Well, if that was true, then I reeeeeally needed God’s help with that date! I felt desperate to hear from Him. After all, Traffick911 was all I’d known for almost 15 years—and I had no idea what I wanted to do next.
In addition to that tension, there was heartbreak. Earlier in the year, I had met JP and fell in love—fast and unexpectedly. He came out of nowhere and won me over. But after several months, I broke it off with him before the holidays because I didn’t feel peace about it. The heartbreak was intense, but I surrendered him to God and assumed he wasn’t the one.
So, at the end of December, I decided to take the plunge and do a 21-day, water-only fast. I felt led to start a few days before January 1st so that I could begin the year already in a fasted state. (Quick note: this was a spiritual fast. Since fasting has become trendy in health and wellness circles, I like to clarify that. 🙂)
I’m an avid journaler, so I have the benefit of looking back at what was going on in my heart and mind during that time. On a sticky note in my journal, I had bulleted a few things I was contending for. At the top of the list was clarity about my end date at Traffick911. Also on that list: a husband. At 40 years old, I felt like I’d gotten a taste of what love could look like with JP, and now I was motivated in a new way to ask God to bring me my husband—I had put it out of my head that it could ever be him.
Well, long story short, by the end of my 21-day fast (which I completed with no cheats at all!), two big things happened.
First, out of nowhere, I had this overwhelming sense from God that He was saying yes to JP. I wrote in my journal, “I feel like You gave me the green light with JP today!” It was so unexpected. I thought he was in the rearview mirror. My prayer had been for my husband—and I assumed it would be someone new. But God completely surprised me. I had such an overwhelming peace in my heart, one that’s hard to describe. I knew it was a clear yes from God.

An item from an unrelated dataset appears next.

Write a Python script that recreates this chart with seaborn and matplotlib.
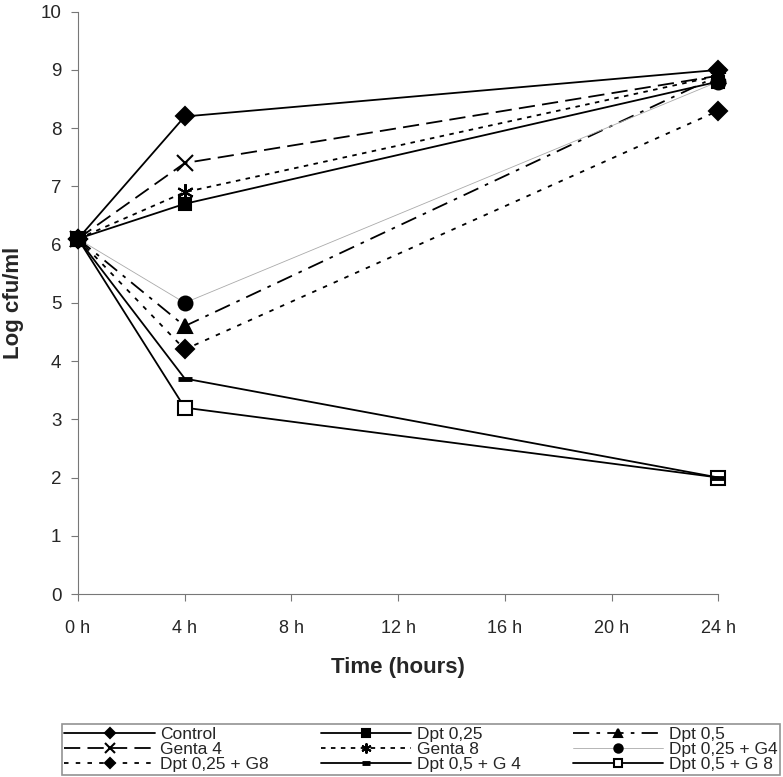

Second, while I had initially imagined my end date at Traffick911 would be December 31 (a nice, safe, full year to prepare and plan), I kept sensing August 31 instead. The date just wouldn’t go away. It felt so soon—too soon—but that’s how I knew it wasn’t from me. I shared it with those closest to me and made the decision. I stood on my faith and drew the line in the sand: my last day would be August 31. No ifs, ands, or buts.
Oh, my friend, there’s so much more I could share about that time. Can I tell you that I’ve never felt better—physically, mentally, or spiritually—than I did at the end of those 21 days? It was near ecstasy, no lie. I hope to write more about fasting in the future because it’s been a lifeline for me. I believe there’s a unique key to breakthrough hidden in the practice of fasting—when you intentionally deny your stomach and seek God.

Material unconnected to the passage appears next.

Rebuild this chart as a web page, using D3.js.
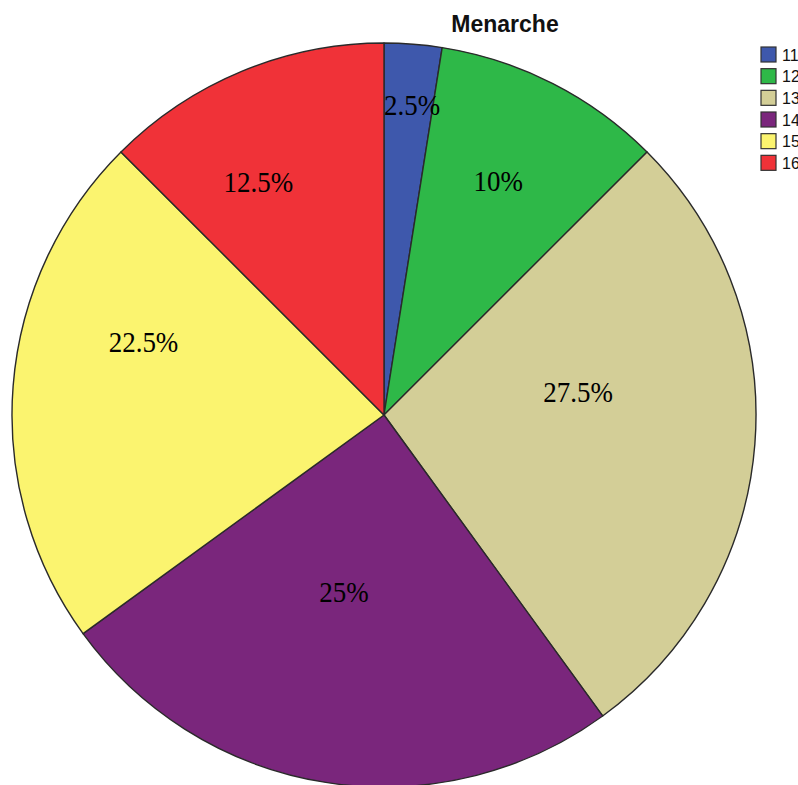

Fasting creates a desperation in us (hello, hunger!) unlike anything else. And God has a track record of responding to desperate people.
Fast-forward to today: those two big moments of clarity back in January completely changed the direction of my life.
After the fast, JP and I got back together—and God fast-tracked (no pun intended) things in wild ways! The short version: we got married in June, God has called us to missions work in JP’s home country of Togo, West Africa, and we’re moving there full-time in February 2026! There’s so much more to share about that in the coming days, but for now, you can read about our new nonprofit and plans at www.riseandshineafrica.org.
Looking back, one of the biggest fruits that emerged from that season of fasting was increased faith and courage. I took some massive leaps of faith in 2025 that the old Lindsey would’ve shied away from:
Quitting my steady, fulfilling, successful job without another lined up
Marrying someone I hadn’t even known a full year
Saying yes to moving to one of the least developed countries in the world—on another continent!
For those who know me, you know I’m a slow, strategic decision maker (some may call it over-thinking 😅)! Only God could’ve orchestrated this year. And I believe with all my heart that it had everything to do with consecrating the first fruits of the year to Him.
My prayer is that sharing this story will provoke you to consider incorporating the practice of fasting into your life rhythms. I also pray you’ll take the leap of faith that keeps replaying deep in your heart!